Seared asparagus with green gaspacho sauce was a lovely idea though as were courgette, broad bean and prawn felafel (right) though the mojama in the daily special of borlotti beans and charred spring onions was a bit elusive. Early days, early days.
A main of smoky corn and quinoa tamale and properly sticky pork belly is understandably a best seller already but our favourite dish was a beautifully balanced dish of fresh salt cod, sautéed padron peppers, almonds and black olive oil (black tapenade in effect) which made me long to try it at home.

It was also a star pairing with the Roman smoked paprika white wine (yes, you did read that right) which I couldn’t resist ordering from a list of aromatised ‘Greco Roman’ smoked or herb infused wines devised by top mixologist Tony Conigliaro. It was supposed to go with the chilli con veggies which we didn't order but its smoked paprika notes just hit the spot with the cod.
So yes - trend alert! - the drinks are worth paying attention to as well. There are several cocktails which have been paired to individual dishes which are flagged up on the accompanying cocktail list. I also tried the Granary Martini, a fiery concoction of mustard vodka and dry vermouth which was recommended with the felafel but I think went better with the mealy beans but suspect there would be as many views on this as there are vodkas in Congliaro’s back bar. (You’re more likely to get agreement on the fact that £4 is a lot to pay for a small glass ‘hay and grass water. It’s pleasant, but should cost about half that. A French Blonde (grape juice, elderflower cordial, lemongrass and verjus) sounds much more exciting.)

Desserts? Yes, I loved them but suspect that those with a sweeter tooth might not - or opt for the white chocolate rice crispie and dark chocolate mousse instead. We shared a fabulously wobbly goats’ milk panna cotta with spiced candied tomatoes (look out for tomorrow’s match of the week) and strawberry and balsamic ‘jam’ with a spicy hit of horseradish ice cream (right) - neither excessively sweet which is a plus in my book.
There’s so much to take in here - not least the huge and beautiful room with its open plan kitchen - that I feel I need to go back to get a full grip on it. Preferably in a month or so once the kitchen is fully into its stride. But it’s an exciting and genuinely original project which I’m sure will be a game-changer for the London restaurant scene. If you’re remotely interested in where food is heading you should go.

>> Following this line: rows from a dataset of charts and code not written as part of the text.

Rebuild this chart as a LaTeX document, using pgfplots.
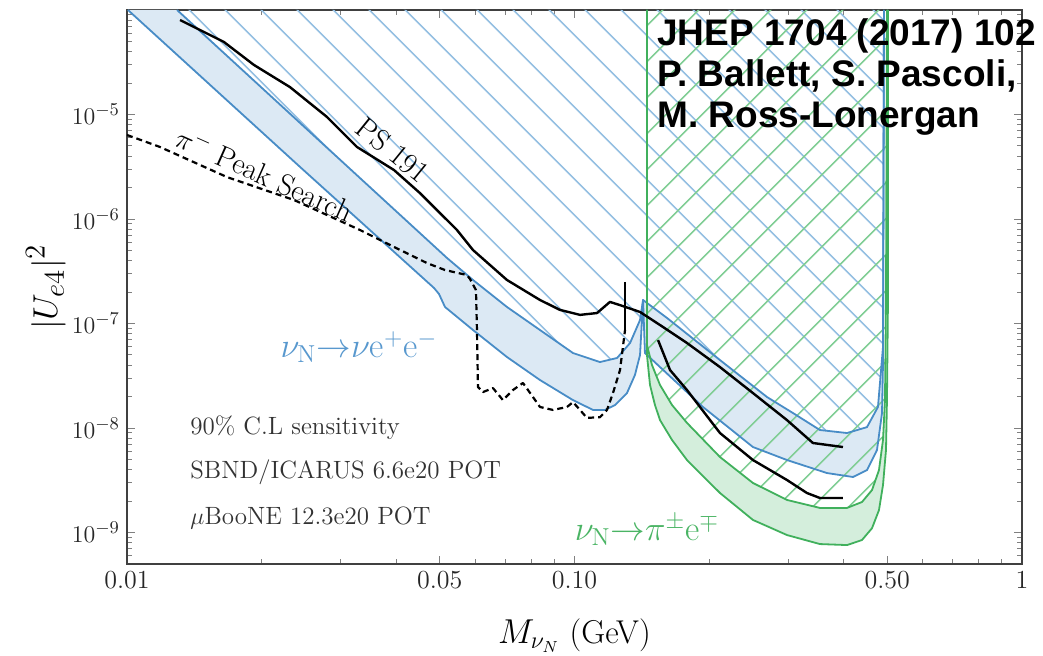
\documentclass[border=0pt]{standalone}
\usepackage{fontspec}
\newfontfamily\arialfont{Liberation Sans}
\usepackage{pgfplots}
\pgfplotsset{compat=1.18}
\usetikzlibrary{patterns.meta}

\definecolor{bline}{RGB}{72,140,198}
\definecolor{bfill}{RGB}{220,233,244}
\definecolor{bhatch}{RGB}{150,192,226}
\definecolor{gline}{RGB}{64,176,92}
\definecolor{gfill}{RGB}{212,238,220}
\definecolor{ghatch}{RGB}{130,206,150}
\definecolor{btext}{RGB}{88,152,206}
\definecolor{gtext}{RGB}{74,180,100}
\definecolor{ann}{RGB}{50,50,50}

\begin{document}
\begin{tikzpicture}
\begin{axis}[
  scale only axis, width=447.5pt, height=277pt,
  xmode=log, ymode=log,
  xmin=0.01, xmax=1, ymin=5e-10, ymax=1e-4,
  xtick={0.01,0.05,0.1,0.5,1},
  xticklabels={0.01,0.05,0.10,0.50,1},
  minor xtick={0.02,0.03,0.04,0.06,0.07,0.08,0.09,0.2,0.3,0.4,0.6,0.7,0.8,0.9},
  ytick={1e-9,1e-8,1e-7,1e-6,1e-5},
  minor ytick={6e-10,7e-10,8e-10,9e-10,
    2e-9,3e-9,4e-9,5e-9,6e-9,7e-9,8e-9,9e-9,
    2e-8,3e-8,4e-8,5e-8,6e-8,7e-8,8e-8,9e-8,
    2e-7,3e-7,4e-7,5e-7,6e-7,7e-7,8e-7,9e-7,
    2e-6,3e-6,4e-6,5e-6,6e-6,7e-6,8e-6,9e-6,
    2e-5,3e-5,4e-5,5e-5,6e-5,7e-5,8e-5,9e-5},
  tick label style={font=\fontsize{13}{15}\selectfont, black!85},
  axis line style={black!75, line width=1pt},
  major tick length=4pt, minor tick length=2.5pt,
  every tick/.style={black!50, line width=0.5pt},
  xlabel={$M_{\nu_N}$ (GeV)},
  xlabel style={at={(axis description cs:0.5,-0.144)}, anchor=base, font=\fontsize{16.5}{19}\selectfont},
  ylabel={$|U_{e4}|^2$},
  ylabel style={at={(axis description cs:-0.078,0.5)}, anchor=base, font=\fontsize{19}{21}\selectfont},
]
% blue band nu -> nu e e
\addplot[draw=none, fill=bfill, forget plot] coordinates {
(0.01005,1e-4) (0.02436,3.15e-6) (0.04853,2.19e-7) (0.04979,1.92e-7) (0.05136,1.44e-7)
(0.05932,8.67e-8) (0.07066,4.78e-8) (0.08373,2.88e-8) (0.09923,1.85e-8) (0.1100,1.49e-8)
(0.1170,1.49e-8) (0.1232,1.66e-8) (0.1310,2.16e-8) (0.1365,3.22e-8) (0.1401,5.0e-8)
(0.1423,1.68e-7) (0.1437,5.22e-8) (0.1553,3.83e-8) (0.1937,1.59e-8) (0.2505,6.58e-9)
(0.2985,4.94e-9) (0.3666,3.71e-9) (0.4191,3.40e-9) (0.4504,3.96e-9) (0.4742,6.16e-9)
(0.4866,1.39e-8) (0.4891,4.19e-8) (0.4916,1e-4)
(0.4916,1e-4) (0.4891,5.96e-8) (0.4766,1.59e-8) (0.4504,1.02e-8) (0.4064,8.96e-9)
(0.3536,9.57e-9) (0.3079,1.39e-8) (0.2693,1.98e-8) (0.2114,4.47e-8) (0.1610,1.13e-7)
(0.1423,1.68e-7) (0.1401,1.08e-7) (0.1331,6.51e-8) (0.1245,4.68e-8) (0.1140,4.28e-8)
(0.09923,5.22e-8) (0.08373,8.67e-8) (0.07066,1.44e-7) (0.05932,2.61e-7) (0.05189,4.24e-7)
(0.01294,1e-4)} -- cycle;
% green band nu -> pi e
\addplot[draw=none, fill=gfill, forget plot] coordinates {
(0.1452,1e-4) (0.1452,5.0e-8) (0.1475,2.58e-8) (0.1513,1.66e-8) (0.1553,1.19e-8)
(0.1652,7.68e-9) (0.1784,4.94e-9) (0.2114,2.39e-9) (0.2505,1.32e-9) (0.2985,9.46e-10)
(0.3536,7.76e-10) (0.4064,7.59e-10) (0.4390,8.48e-10) (0.4622,1.10e-9) (0.4791,1.64e-9)
(0.4891,2.85e-9) (0.4967,6.16e-9) (0.4992,1.85e-8) (0.5018,1.68e-7) (0.5018,1e-4)
(0.4992,1e-4) (0.4967,1.68e-7) (0.4941,1.85e-8) (0.4891,7.68e-9) (0.4791,3.96e-9)
(0.4622,2.55e-9) (0.4390,1.96e-9) (0.4064,1.72e-9) (0.3536,1.72e-9) (0.2985,2.05e-9)
(0.2505,2.98e-9) (0.2114,5.28e-9) (0.1784,1.12e-8) (0.1652,1.66e-8) (0.1553,2.58e-8)
(0.1490,4.01e-8) (0.1452,6.23e-8) (0.1452,1e-4)} -- cycle;
% hatched regions
\addplot[draw=none, pattern={Lines[angle=-45,distance=13pt,line width=0.9pt]}, pattern color=bhatch, forget plot] coordinates {
(0.01294,1e-4) (0.05189,4.24e-7) (0.05932,2.61e-7) (0.07066,1.44e-7) (0.08373,8.67e-8)
(0.09923,5.22e-8) (0.1140,4.28e-8) (0.1245,4.68e-8) (0.1331,6.51e-8) (0.1401,1.08e-7)
(0.1423,1.68e-7) (0.1610,1.13e-7) (0.2114,4.47e-8) (0.2693,1.98e-8) (0.3079,1.39e-8)
(0.3536,9.57e-9) (0.4064,8.96e-9) (0.4504,1.02e-8) (0.4766,1.59e-8) (0.4891,5.96e-8)
(0.4916,1e-4)} -- cycle;
\addplot[draw=none, pattern={Lines[angle=45,distance=13pt,line width=0.9pt]}, pattern color=ghatch, forget plot] coordinates {
(0.1452,1e-4) (0.1452,6.23e-8) (0.1490,4.01e-8) (0.1553,2.58e-8) (0.1652,1.66e-8)
(0.1784,1.12e-8) (0.2114,5.28e-9) (0.2505,2.98e-9) (0.2985,2.05e-9) (0.3536,1.72e-9)
(0.4064,1.72e-9) (0.4390,1.96e-9) (0.4622,2.55e-9) (0.4791,3.96e-9) (0.4891,7.68e-9)
(0.4941,1.85e-8) (0.4967,1.68e-7) (0.4992,1e-4)} -- cycle;
% band edges
\addplot[bline, line width=0.9pt, line join=round] coordinates {
(0.01005,1e-4) (0.02436,3.15e-6) (0.04853,2.19e-7) (0.04979,1.92e-7) (0.05136,1.44e-7)
(0.05932,8.67e-8) (0.07066,4.78e-8) (0.08373,2.88e-8) (0.09923,1.85e-8) (0.1100,1.49e-8)
(0.1170,1.49e-8) (0.1232,1.66e-8) (0.1310,2.16e-8) (0.1365,3.22e-8) (0.1401,5.0e-8)
(0.1423,1.68e-7) (0.1437,5.22e-8) (0.1553,3.83e-8) (0.1937,1.59e-8) (0.2505,6.58e-9)
(0.2985,4.94e-9) (0.3666,3.71e-9) (0.4191,3.40e-9) (0.4504,3.96e-9) (0.4742,6.16e-9)
(0.4866,1.39e-8) (0.4891,4.19e-8) (0.4916,1e-4)};
\addplot[bline, line width=0.9pt, line join=round] coordinates {
(0.01294,1e-4) (0.05189,4.24e-7) (0.05932,2.61e-7) (0.07066,1.44e-7) (0.08373,8.67e-8)
(0.09923,5.22e-8) (0.1140,4.28e-8) (0.1245,4.68e-8) (0.1331,6.51e-8) (0.1401,1.08e-7)
(0.1423,1.68e-7) (0.1610,1.13e-7) (0.2114,4.47e-8) (0.2693,1.98e-8) (0.3079,1.39e-8)
(0.3536,9.57e-9) (0.4064,8.96e-9) (0.4504,1.02e-8) (0.4766,1.59e-8) (0.4891,5.96e-8)
(0.4916,1e-4)};
\addplot[gline, line width=0.9pt, line join=round] coordinates {
(0.1452,1e-4) (0.1452,5.0e-8) (0.1475,2.58e-8) (0.1513,1.66e-8) (0.1553,1.19e-8)
(0.1652,7.68e-9) (0.1784,4.94e-9) (0.2114,2.39e-9) (0.2505,1.32e-9) (0.2985,9.46e-10)
(0.3536,7.76e-10) (0.4064,7.59e-10) (0.4390,8.48e-10) (0.4622,1.10e-9) (0.4791,1.64e-9)
(0.4891,2.85e-9) (0.4967,6.16e-9) (0.4992,1.85e-8) (0.5018,1.68e-7) (0.5018,1e-4)};
\addplot[gline, line width=0.9pt, line join=round] coordinates {
(0.1452,1e-4) (0.1452,6.23e-8) (0.1490,4.01e-8) (0.1553,2.58e-8) (0.1652,1.66e-8)
(0.1784,1.12e-8) (0.2114,5.28e-9) (0.2505,2.98e-9) (0.2985,2.05e-9) (0.3536,1.72e-9)
(0.4064,1.72e-9) (0.4390,1.96e-9) (0.4622,2.55e-9) (0.4791,3.96e-9) (0.4891,7.68e-9)
(0.4941,1.85e-8) (0.4967,1.68e-7) (0.4992,1e-4)};
% PS 191
\addplot[black, line width=1.2pt, line join=round] coordinates {
(0.01314,8.02e-5) (0.01647,4.94e-5) (0.01922,2.98e-5) (0.02313,1.83e-5) (0.02799,9.47e-6)
(0.03266,4.89e-6) (0.03952,2.94e-6) (0.04516,1.77e-6) (0.05463,7.85e-7) (0.05932,5.05e-7)
(0.07066,2.61e-7) (0.08373,1.68e-7) (0.09281,1.35e-7) (0.1029,1.21e-7) (0.1123,1.26e-7)
(0.1200,1.61e-7) (0.1264,1.50e-7) (0.1401,1.29e-7) (0.1553,9.67e-8) (0.1784,6.51e-8)
(0.2114,3.83e-8) (0.2505,2.16e-8) (0.2985,1.19e-8) (0.3411,7.19e-9) (0.3981,6.58e-9)};
% lower black curve
\addplot[black, line width=1.2pt, line join=round] coordinates {
(0.1537,6.95e-8) (0.1635,3.59e-8) (0.1784,2.31e-8) (0.2114,8.96e-9) (0.2505,4.94e-9)
(0.2985,3.18e-9) (0.3307,2.39e-9) (0.3536,2.14e-9) (0.3981,2.14e-9)};
\addplot[black, line width=1.2pt] coordinates {(0.1297,2.50e-7) (0.1297,8.67e-8)};
% pi- peak search
\addplot[black, line width=1.1pt, dash pattern=on 3pt off 2pt, line join=round] coordinates {
(0.0100,6.37e-6) (0.01185,4.89e-6) (0.01673,2.52e-6) (0.02362,1.52e-6) (0.03317,7.85e-7)
(0.03952,5.40e-7) (0.04681,3.79e-7) (0.05136,3.25e-7) (0.05751,2.91e-7) (0.05841,2.67e-7)
(0.06024,2.09e-7) (0.06055,8.67e-8) (0.06086,2.47e-8) (0.06245,2.21e-8) (0.06575,2.41e-8)
(0.06921,1.85e-8) (0.07287,2.31e-8) (0.07672,2.70e-8) (0.08077,1.98e-8) (0.08373,1.59e-8)
(0.08950,1.49e-8) (0.09622,1.59e-8) (0.09923,1.77e-8) (0.1029,1.49e-8) (0.1066,1.25e-8)
(0.1140,1.27e-8) (0.1182,1.49e-8) (0.1219,2.16e-8) (0.1264,3.59e-8) (0.1297,8.67e-8)};
% labels
\node[rotate=-39, font=\fontsize{15}{17}\selectfont] at (axis cs:0.0393,4.57e-6) {PS 191};
\node[rotate=-24, font=\fontsize{15}{17}\selectfont] at (axis cs:0.02034,2.70e-6) {$\pi^-$ Peak Search};
\node[text=btext, font=\fontsize{17.5}{19}\selectfont] at (axis cs:0.0330,5.96e-8) {$\nu_{\mathrm{N}}{\rightarrow}\nu\mathrm{e}^+\mathrm{e}^-$};
\node[text=gtext, font=\fontsize{17.5}{19}\selectfont] at (axis cs:0.1452,1.057e-9) {$\nu_{\mathrm{N}}{\rightarrow}\pi^\pm\mathrm{e}^\mp$};
\node[anchor=west, inner sep=0pt, text=ann, font=\fontsize{12.5}{15}\selectfont] at (axis cs:0.01383,1e-8) {90\% C.L sensitivity};
\node[anchor=west, inner sep=0pt, text=ann, font=\fontsize{12.5}{15}\selectfont] at (axis cs:0.01383,3.79e-9) {SBND/ICARUS 6.6e20 POT};
\node[anchor=west, inner sep=0pt, text=ann, font=\fontsize{12.5}{15}\selectfont] at (axis cs:0.01383,1.38e-9) {$\mu$BooNE 12.3e20 POT};
\end{axis}
\begin{scope}[every node/.style={anchor=base west, inner sep=0pt, font=\arialfont\bfseries\fontsize{18.5}{20}\selectfont}]
\node at (265pt,259pt) {JHEP 1704 (2017) 102};
\node at (265pt,238.5pt) {P. Ballett, S. Pascoli,};
\node at (265pt,218pt) {M. Ross-Lonergan};
\end{scope}
\pgfresetboundingbox
\path (-63.5pt,-46pt) rectangle (458pt,282pt);
\end{tikzpicture}
\end{document}
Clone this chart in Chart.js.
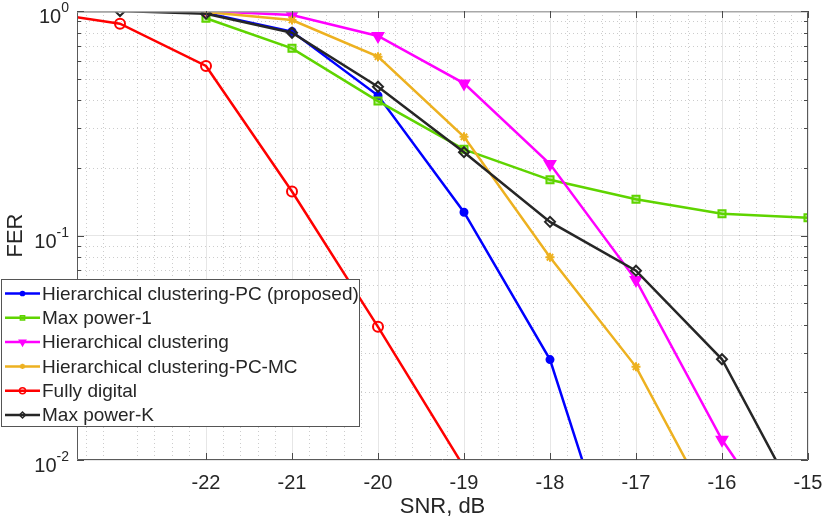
<!DOCTYPE html>
<html><head><meta charset="utf-8">
<script src="https://cdn.jsdelivr.net/npm/chart.js@4.4.0/dist/chart.umd.min.js"></script>
<style>html,body{margin:0;padding:0;background:#fff;overflow:hidden}#wrap{width:822px;height:522px}</style>
</head><body><div id="wrap"><canvas id="c" width="822" height="522"></canvas></div>
<script>
// ---- data ----
const snr = [-24, -23, -22, -21, -20, -19, -18, -17, -16, -15];
const xTicks = [-22, -21, -20, -19, -18, -17, -16, -15];
const yTicks = [0.01, 0.1, 1];
const yTickLabels = [['10', '-2'], ['10', '-1'], ['10', '0']];
const seriesNames = ['Hierarchical clustering-PC (proposed)', 'Max power-1', 'Hierarchical clustering',
  'Hierarchical clustering-PC-MC', 'Fully digital', 'Max power-K'];
const ferHcPc    = [null, null, 0.98, 0.81, 0.42, 0.127, 0.028, 0.0018, null, null];
const ferMaxP1   = [null, null, 0.928, 0.682, 0.397, 0.242, 0.177, 0.145, 0.125, 0.12];
const ferHc      = [null, null, 1.0, 0.96, 0.774, 0.476, 0.208, 0.0633, 0.0123, 0.0034];
const ferHcPcMc  = [null, null, 0.99, 0.912, 0.626, 0.275, 0.080, 0.026, 0.005, null];
const ferDigital = [1.0, 0.878, 0.569, 0.157, 0.0392, 0.0093, null, null, null, null];
const ferMaxPK   = [1.0, 1.0, 0.973, 0.80, 0.46, 0.235, 0.115, 0.0697, 0.0281, 0.0054];

const FONT = 'Liberation Sans, Arial, Helvetica, sans-serif';
const TXT = '#262626';

const styles = [
  {c: '#0000ff', ps: 'circle', r: 3.5, bg: '#0000ff', rot: 0},
  {c: '#5fd400', ps: 'rect', r: 5, bg: 'rgba(95,212,0,0.35)', rot: 0},
  {c: '#ff00ff', ps: 'triangle', r: 6, bg: '#ff00ff', rot: 180},
  {c: '#edb120', ps: 'star', r: 4.5, bg: '#edb120', rot: 0},
  {c: '#ff0000', ps: 'circle', r: 5, bg: 'rgba(0,0,0,0)', rot: 0},
  {c: '#262626', ps: 'rectRot', r: 5, bg: 'rgba(0,0,0,0)', rot: 0}
];
const allData = [ferHcPc, ferMaxP1, ferHc, ferHcPcMc, ferDigital, ferMaxPK];

const datasets = allData.map((arr, i) => ({
  label: seriesNames[i],
  data: snr.map((x, j) => ({x: x, y: arr[j]})),
  borderColor: styles[i].c,
  backgroundColor: styles[i].bg,
  borderWidth: 2.5,
  pointStyle: styles[i].ps,
  pointRadius: styles[i].r,
  pointRotation: styles[i].rot,
  pointBorderColor: styles[i].c,
  pointBackgroundColor: styles[i].bg,
  pointBorderWidth: 2,
  tension: 0,
  fill: false,
  order: 6 - i
}));

const decor = {
  id: 'decor',
  beforeDatasetsDraw(chart) {
    const {ctx, chartArea: a, scales: {x, y}} = chart;
    ctx.save();
    ctx.strokeStyle = 'rgba(0,0,0,0.2)';
    ctx.lineWidth = 1;
    ctx.setLineDash([1, 3]);
    ctx.beginPath();
    for (let v = -23.4; v < -15.01; v += 0.2) {
      const r = Math.round(v * 10) / 10;
      if (Math.abs(r - Math.round(r)) < 1e-6) continue;
      const px = Math.round(x.getPixelForValue(r)) + 0.5;
      ctx.moveTo(px, a.top); ctx.lineTo(px, a.bottom);
    }
    for (let d = -2; d < 0; d++) {
      for (let k = 2; k <= 9; k++) {
        const py = Math.round(y.getPixelForValue(k * Math.pow(10, d))) + 0.5;
        ctx.moveTo(a.left, py); ctx.lineTo(a.right, py);
      }
    }
    ctx.stroke();
    ctx.restore();
  },
  afterDatasetsDraw(chart) {
    const {ctx, chartArea: a, scales: {x, y}} = chart;
    ctx.save();
    ctx.setLineDash([]);
    ctx.lineWidth = 1;
    // box: left, bottom, right darker; top lighter
    ctx.strokeStyle = '#5a5a5a';
    ctx.beginPath();
    ctx.moveTo(a.left + 0.5, a.top); ctx.lineTo(a.left + 0.5, a.bottom - 0.5);
    ctx.lineTo(a.right - 0.5, a.bottom - 0.5); ctx.lineTo(a.right - 0.5, a.top);
    ctx.stroke();
    ctx.strokeStyle = '#a8a8a8';
    ctx.lineWidth = 1.5;
    ctx.beginPath();
    ctx.moveTo(a.left, a.top + 0.75); ctx.lineTo(a.right, a.top + 0.75);
    ctx.stroke();
    // tick marks
    ctx.strokeStyle = '#4a4a4a';
    ctx.lineWidth = 1;
    ctx.beginPath();
    xTicks.forEach(v => {
      const px = Math.round(x.getPixelForValue(v)) + 0.5;
      ctx.moveTo(px, a.bottom); ctx.lineTo(px, a.bottom - 7);
      ctx.moveTo(px, a.top); ctx.lineTo(px, a.top + 7);
    });
    yTicks.forEach(v => {
      const py = Math.round(y.getPixelForValue(v)) + 0.5;
      ctx.moveTo(a.left, py); ctx.lineTo(a.left + 7, py);
      ctx.moveTo(a.right, py); ctx.lineTo(a.right - 7, py);
    });
    for (let d = -2; d < 0; d++) {
      for (let k = 2; k <= 9; k++) {
        const py = Math.round(y.getPixelForValue(k * Math.pow(10, d))) + 0.5;
        ctx.moveTo(a.left, py); ctx.lineTo(a.left + 4, py);
        ctx.moveTo(a.right, py); ctx.lineTo(a.right - 4, py);
      }
    }
    ctx.stroke();
    // y tick labels with superscripts
    ctx.fillStyle = TXT;
    ctx.textBaseline = 'alphabetic';
    yTicks.forEach((v, i) => {
      const py = y.getPixelForValue(v);
      const [base, ex] = yTickLabels[i];
      ctx.font = '14px ' + FONT;
      const we = ctx.measureText(ex).width;
      ctx.textAlign = 'right';
      ctx.fillText(ex, a.left - 8, py + 1);
      ctx.font = '20px ' + FONT;
      ctx.fillText(base, a.left - 8 - we, py + 12);
    });
    // legend
    const lx = 1, ly = 279, lw = 359, lh = 148;
    ctx.fillStyle = '#fff';
    ctx.fillRect(lx, ly, lw, lh);
    ctx.strokeStyle = '#555';
    ctx.lineWidth = 1;
    ctx.strokeRect(lx + 0.5, ly + 0.5, lw - 1, lh - 1);
    ctx.font = '19px ' + FONT;
    ctx.textAlign = 'left';
    ctx.textBaseline = 'middle';
    chart.data.datasets.forEach((ds, i) => {
      const cy = 293.5 + i * 24.3;
      ctx.strokeStyle = ds.borderColor;
      ctx.lineWidth = 2.5;
      ctx.beginPath();
      ctx.moveTo(5, cy); ctx.lineTo(40, cy);
      ctx.stroke();
      ctx.lineWidth = 1.5;
      ctx.fillStyle = ds.pointBackgroundColor;
      Chart.helpers.drawPoint(ctx, {pointStyle: ds.pointStyle, radius: ds.pointRadius * 0.6,
        rotation: ds.pointRotation, borderWidth: 1.5}, 22.5, cy);
      ctx.fillStyle = TXT;
      ctx.fillText(ds.label, 42, cy + 1);
    });
    ctx.restore();
  }
};

new Chart(document.getElementById('c'), {
  type: 'line',
  data: {datasets},
  options: {
    responsive: false,
    animation: false,
    devicePixelRatio: 1,
    layout: {padding: {top: 11, right: 14, left: 0, bottom: 0}},
    plugins: {legend: {display: false}, tooltip: {enabled: false}},
    scales: {
      x: {
        type: 'linear', min: -23.5, max: -15,
        afterBuildTicks(s) { s.ticks = xTicks.map(v => ({value: v})); },
        afterFit(s) { s.height = 62; s.paddingLeft = 0; s.paddingRight = 0; },
        grid: {color: '#e6e6e6', lineWidth: 1, drawTicks: false},
        border: {display: false},
        ticks: {color: TXT, font: {family: FONT, size: 20}, padding: 11, maxRotation: 0,
          callback: v => String(v)},
        title: {display: true, text: 'SNR, dB', color: TXT, font: {family: FONT, size: 22},
          padding: {top: 0, bottom: 2}}
      },
      y: {
        type: 'logarithmic', min: 0.01, max: 1,
        afterBuildTicks(s) { s.ticks = yTicks.map(v => ({value: v})); },
        afterFit(s) { s.width = 77; s.paddingTop = 0; s.paddingBottom = 0; },
        grid: {color: '#e6e6e6', lineWidth: 1, drawTicks: false},
        border: {display: false},
        ticks: {display: false},
        title: {display: true, text: 'FER', color: TXT, font: {family: FONT, size: 22},
          padding: {top: 3, bottom: 0}}
      }
    }
  },
  plugins: [decor]
});
</script></body></html>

Grainstore is at Granary Square, London N1C 4A, just behind King’s Cross station. Look at the helpful map on the Find Us page of the website. Tel: 020 7324 4466.
I ate at Grainstore as a guest of the restaurant. You should get away with paying about £25-30 a head for food plus drinks and service. There's a 'surprise menu' available in the evening from £35 a head but it needs to be ordered by the whole table.